Typical response from Apple, showing they did not read the question in full, offering the incorrect solution and never following up. Apple products are great, but I swear they're just not up to the task for Enterprise. Everything is centered on personal users. Support for real issues in enterprise environments seems almost nonexistent.
So now we have two down laptops, including my own MacBook Pro which is a real problem, as I'm the Sys Admin for our company and there's a lot on there I now cannot access. All I wanted was to download macOS Server! App Store required an OS update for that (!!!), which hosed my laptop.

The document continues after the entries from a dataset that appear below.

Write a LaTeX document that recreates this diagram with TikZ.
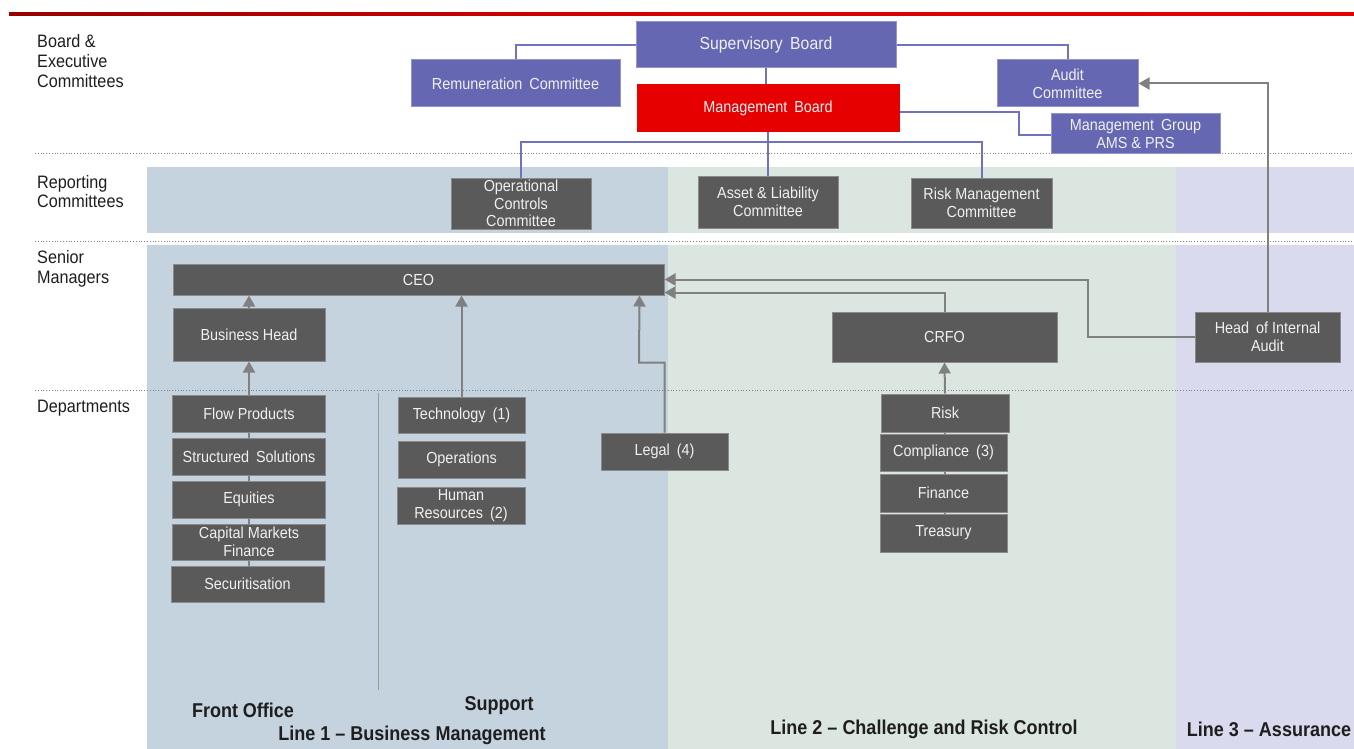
\documentclass[tikz,border=0pt]{standalone}
\usepackage{fontspec}
\setmainfont{Liberation Sans}[FakeStretch=0.9]
\usetikzlibrary{arrows.meta,calc}
\definecolor{purp}{HTML}{6667B3}
\definecolor{purpline}{HTML}{7072BC}
\definecolor{mbred}{HTML}{E60000}
\definecolor{dbox}{HTML}{5A5A5A}
\definecolor{dborder}{HTML}{8A8A8A}
\definecolor{lone}{HTML}{C5D3DF}
\definecolor{ltwo}{HTML}{DCE6E0}
\definecolor{lthree}{HTML}{D9DAEE}
\definecolor{arrgray}{HTML}{808080}
\definecolor{btext}{HTML}{F0F0F0}
\definecolor{lbl}{HTML}{1E1E1E}
\newcommand\wsp{\hspace{3pt}}
\pgfdeclarelayer{bands}
\pgfdeclarelayer{wires}
\pgfsetlayers{bands,wires,main}
\begin{document}
\begin{tikzpicture}[x=1pt,y=-1pt,
  sz/.style 2 args={minimum width=#1pt, minimum height=#2pt},
  box/.style={draw=dborder, line width=1pt, fill=dbox, text=btext, inner sep=0pt, align=center, font=\fontsize{16}{18}\selectfont},
  pbox/.style={box, fill=purp, draw=purp!70!white},
  rbox/.style={box, fill=mbred, draw=mbred},
  garr/.style={draw=arrgray, line width=2pt, -{Triangle[length=11pt,width=12pt]}},
  gline/.style={draw=arrgray, line width=1.5pt},
  pline/.style={draw=purpline, line width=2pt},
  side/.style={anchor=north west, align=left, text=lbl, inner sep=0pt},
  foot/.style={text=lbl, font=\bfseries\fontsize{20}{22}\selectfont, inner sep=0pt},
  dotl/.style={draw=gray, dotted, line width=0.8pt}]
\useasboundingbox (0,0) rectangle (1354,749);

% background bands
\begin{pgfonlayer}{bands}
\fill[white] (0,0) rectangle (1354,749);
\fill[lone] (147,167) rectangle (668,233);
\fill[ltwo] (668,167) rectangle (1176,233);
\fill[lthree] (1176,167) rectangle (1354,233);
\fill[lone] (147,245) rectangle (668,749);
\fill[ltwo] (668,245) rectangle (1176,749);
\fill[lthree] (1176,245) rectangle (1354,749);
\end{pgfonlayer}

% top red rule
\shade[left color=red!60!black, right color=red!90!black, middle color=red!85!black] (9,12.5) rectangle (1354,15.5);

% row separators
\draw[dotl] (35,153) -- (1354,153);
\draw[dotl] (35,241) -- (1354,241);
\draw[dotl] (35,390) -- (1354,390);
\draw[draw=gray!80, line width=0.8pt] (378,393) -- (378,690);

% side labels
\node[side, font=\fontsize{18}{20}\selectfont] (lboard) at (37,34) {Board \&\\Executive\\Committees};
\node[side, font=\fontsize{18}{19.5}\selectfont] (lrep) at (37,175) {Reporting\\Committees};
\node[side, font=\fontsize{18}{20}\selectfont] (lsen) at (37,250) {Senior\\Managers};
\node[side, font=\fontsize{18}{20}\selectfont] (ldep) at (37,400) {Departments};

% board level
\node[pbox, sz={260}{46}, font=\fontsize{17.5}{20}\selectfont] (sb) at (766,45) {Supervisory\wsp{} Board};
\node[pbox, sz={209}{47}] (rem) at (515.5,83.5) {Remuneration\wsp{} Committee};
\node[pbox, sz={141}{47}] (audit) at (1067.5,83.5) {Audit\\Committee};
\node[rbox, sz={262}{47}] (mb) at (768,108.5) {Management\wsp{} Board};
\node[pbox, sz={169}{39}] (mg) at (1135.5,133.5) {Management\wsp{} Group\\AMS \& PRS};

% reporting committees
\node[box, sz={140}{51}, font=\fontsize{16}{17.5}\selectfont] (occ) at (521,203.5) {Operational\\Controls\\Committee};
\node[box, sz={140}{52}] (alc) at (768,202) {Asset \& Liability\\Committee};
\node[box, sz={141}{50}] (rmc) at (981.5,203) {Risk Management\\Committee};

% senior managers
\node[box, sz={491}{31}] (ceo) at (418.5,279.5) {CEO};
\node[box, sz={152}{53}] (bh) at (249,334.5) {Business Head};
\node[box, sz={225}{50}] (crfo) at (944.5,337) {CRFO};
\node[box, sz={145}{50}] (hia) at (1267.5,337) {Head\wsp{} of Internal\\Audit};

% departments - front office
\node[box, sz={153}{37}] (fp) at (249,413.5) {Flow Products};
\node[box, sz={153}{37}] (ss) at (249,456.5) {Structured\wsp{} Solutions};
\node[box, sz={153}{37}] (eq) at (249,499.5) {Equities};
\node[box, sz={153}{36}] (cmf) at (249,542) {Capital Markets\\Finance};
\node[box, sz={153}{36}] (sec) at (247.5,584) {Securitisation};

% support
\node[box, sz={127}{36}] (tech) at (461.5,415) {Technology\wsp{} (1)};
\node[box, sz={127}{37}] (ops) at (461.5,459.5) {Operations};
\node[box, sz={128}{37}] (hr) at (461,505.5) {Human\\Resources\wsp{} (2)};
\node[box, sz={127}{37}] (legal) at (664.5,451.5) {Legal\wsp{} (4)};

% line 2
\node[box, sz={128}{38}] (risk) at (945,413) {Risk};
\node[box, sz={127}{37}] (comp) at (943.5,452.5) {Compliance\wsp{} (3)};
\node[box, sz={127}{38}] (fin) at (943.5,493) {Finance};
\node[box, sz={127}{38}] (trea) at (943.5,533) {Treasury};

% footer labels
\node[foot] (ffo) at (243,710) {Front Office};
\node[foot] (fsup) at (499,706) {Support};
\node[foot] (fl1) at (412,735) {Line 1 – Business Management};
\node[foot] (fl2) at (924,729) {Line 2 – Challenge and Risk Control};
\node[foot] (fl3) at (1269,729) {Line 3 – Assurance};

% connectors
\begin{pgfonlayer}{wires}
\draw[pline] (sb.west) -| (rem.north);
\draw[pline] (sb.east) -| (audit.north);
\draw[pline] (sb.south) -- (sb.south |- mb.north);
\draw[pline] ([yshift=-3.5pt]mb.east) -- ++(119,0) |- ([yshift=-1.5pt]mg.west);
\draw[pline] (mb.south) -- ++(0,9.5) coordinate (mbj);
\draw[pline] (mbj) -| (occ.north);
\draw[pline] (mbj) -| (rmc.north);
\draw[pline] (mbj) -- (alc.north);

\draw[gline] (fp.center) -- (fp.center |- sec.center);
\draw[gline] (risk.center) -- (risk.center |- trea.center);

\draw[garr] (bh.north) -- (bh.north |- ceo.south);
\draw[garr] (fp.north) -- (bh.south);
\draw[garr] (tech.north) -- (tech.north |- ceo.south);
\draw[garr] (legal.north) -- ++(0,-70) -- ++(-25.5,0) -- ($(ceo.south east)+(-25,0)$);
\draw[garr] (crfo.north) |- ([yshift=3pt]ceo.south east);
\draw[garr] (hia.west) -- ++(-107,0) |- (ceo.east);
\draw[garr] (hia.north) |- (audit.east);
\draw[garr] (risk.north) -- (crfo.south);
\end{pgfonlayer}
\end{tikzpicture}
\end{document}
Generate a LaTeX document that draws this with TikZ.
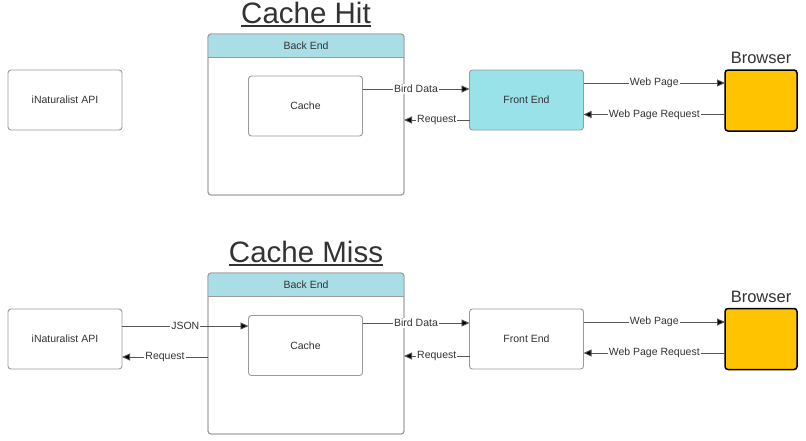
\documentclass[tikz,border=0pt]{standalone}
\usepackage{fontspec}
\setmainfont{Liberation Sans}
\usetikzlibrary{arrows.meta}
\definecolor{txt}{HTML}{333333}
\definecolor{bord}{HTML}{9A9A9A}
\definecolor{hdr}{HTML}{A9DEE6}
\definecolor{fecol}{HTML}{9AE2EA}
\definecolor{brcol}{HTML}{FFC300}
\definecolor{ln}{HTML}{555555}
\tikzset{
  box/.style={draw=bord, line width=0.9pt, rounded corners=3pt, minimum width=114pt, minimum height=60pt, inner sep=0pt, outer sep=0pt, font=\fontsize{10.5}{12}\selectfont, text=txt},
  container/.style={draw=bord, line width=0.9pt, rounded corners=3pt, minimum width=196pt, minimum height=161pt, inner sep=0pt, outer sep=0pt},
  header/.style={fill=hdr, rounded corners=3pt, minimum width=196pt, minimum height=23pt, inner sep=0pt, outer sep=0pt},
  browser/.style={draw=black, fill=brcol, line width=1.5pt, rounded corners=3pt, minimum width=72pt, minimum height=61pt, inner sep=0pt, outer sep=0pt},
  title/.style={font=\fontsize{29.5}{34}\selectfont, text=txt, inner sep=0pt, anchor=base},
  blabel/.style={font=\fontsize{16.5}{18}\selectfont, text=txt, inner sep=0pt, anchor=base},
  arr/.style={draw=ln, line width=0.9pt, -{Triangle[length=8pt,width=7pt,fill=black]}},
  lbl/.style={fill=white, inner sep=1pt, font=\fontsize{10.5}{12}\selectfont, text=txt},
  htext/.style={font=\fontsize{10.5}{12}\selectfont, text=txt}
}
\begin{document}
\begin{tikzpicture}[x=1pt,y=-1pt]
\useasboundingbox (0,0) rectangle (806,440);
\fill[white] (0,0) rectangle (806,440);

% ---------- Cache Hit ----------
\node[title] (t1) at (306,23) {Cache Hit};
\draw[txt, line width=1.6pt] ([yshift=-3pt]t1.base west) -- ([yshift=-3pt]t1.base east);

\node[box] (api1) at (65,100) {iNaturalist API};
\node[container] (be1) at (306,114.5) {};
\node[header, anchor=north] (h1) at (be1.north) {};
\fill[hdr] (h1.west) rectangle (h1.south east);
\node[htext] (h1t) at (h1) {Back End};
\draw[bord, line width=0.9pt, rounded corners=3pt] (be1.south west) rectangle (be1.north east);
\draw[bord, line width=0.9pt] (h1.south west) -- (h1.south east);
\node[box] (c1) at (305.5,106) {Cache};
\node[box, fill=fecol] (fe1) at (526.5,100) {Front End};
\node[browser] (br1) at (761,100.5) {};
\node[blabel] (bl1) at (761,63) {Browser};

\draw[arr] ([yshift=17pt]c1.east) -- node[lbl] {Bird Data} ([yshift=17pt]c1.east -| fe1.west);
\draw[arr] ([yshift=-20pt]fe1.west) -- node[lbl] {Request} ([yshift=-20pt]fe1.west -| be1.east);
\draw[arr] ([yshift=17pt]fe1.east) -- node[lbl] {Web Page} ([yshift=17pt]fe1.east -| br1.west);
\draw[arr] ([yshift=-14pt]br1.west) -- node[lbl] {Web Page Request} ([yshift=-14pt]br1.west -| fe1.east);

% ---------- Cache Miss ----------
\node[title] (t2) at (306,262) {Cache Miss};
\draw[txt, line width=1.6pt] ([yshift=-3pt]t2.base west) -- ([yshift=-3pt]t2.base east);

\node[box] (api2) at (65,339) {iNaturalist API};
\node[container] (be2) at (306,353.5) {};
\node[header, anchor=north] (h2) at (be2.north) {};
\fill[hdr] (h2.west) rectangle (h2.south east);
\node[htext] (h2t) at (h2) {Back End};
\draw[bord, line width=0.9pt, rounded corners=3pt] (be2.south west) rectangle (be2.north east);
\draw[bord, line width=0.9pt] (h2.south west) -- (h2.south east);
\node[box] (c2) at (305.5,345.5) {Cache};
\node[box] (fe2) at (526.5,339) {Front End};
\node[browser] (br2) at (761,339) {};
\node[blabel] (bl2) at (761,302) {Browser};

\draw[arr] ([yshift=13pt]api2.east) -- node[lbl] {JSON} ([yshift=13pt]api2.east -| c2.west);
\draw[arr] ([yshift=-18pt]api2.east -| be2.west) -- node[lbl] {Request} ([yshift=-18pt]api2.east);
\draw[arr] ([yshift=22.5pt]c2.east) -- node[lbl] {Bird Data} ([yshift=22.5pt]c2.east -| fe2.west);
\draw[arr] ([yshift=-17pt]fe2.west) -- node[lbl] {Request} ([yshift=-17pt]fe2.west -| be2.east);
\draw[arr] ([yshift=17pt]fe2.east) -- node[lbl] {Web Page} ([yshift=17pt]fe2.east -| br2.west);
\draw[arr] ([yshift=-14pt]br2.west) -- node[lbl] {Web Page Request} ([yshift=-14pt]br2.west -| fe2.east);
\end{tikzpicture}
\end{document}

Now I have a second laptop that's dead for a user that JUST STARTED, and now cannot work. We had a third laptop in our company that the help desk kid just reinstalled her OS to fix. This is NOT A SOLUTION. Reinstalling an OS to fix a bug that Apple is certainly aware of is not a solution! I've seen people posting articles dating back a couple years with this same issue, and no resolution has been found.
This has existed since the Betas apparently, and was not fixed in the final release. Obviously a LOT of people experience this issue - three in one month in our company alone (the only three that updated to High Sierra), and we don't have more than 20 Macs. Countless articles on the Internet from others.
In my case, this issue happens even when the Macs are plugged into a docking station, which is plugged into physical Ethernet. Not having Ethernet ports, I can't plug in directly. I've also tried local logins. Though we use Centrify for Active Directory management, which caches credentials locally so you can log in anywhere. Is this issue related to local / network logins in any way??
Is there a resolution yet!?!?! Apple needs to take responsibility here, admit there's an issue, and post a fix! If I have to reinstall the OS on every laptop, I'm going to lose DAYS of time reinstalling everything. Again, this is not a fix.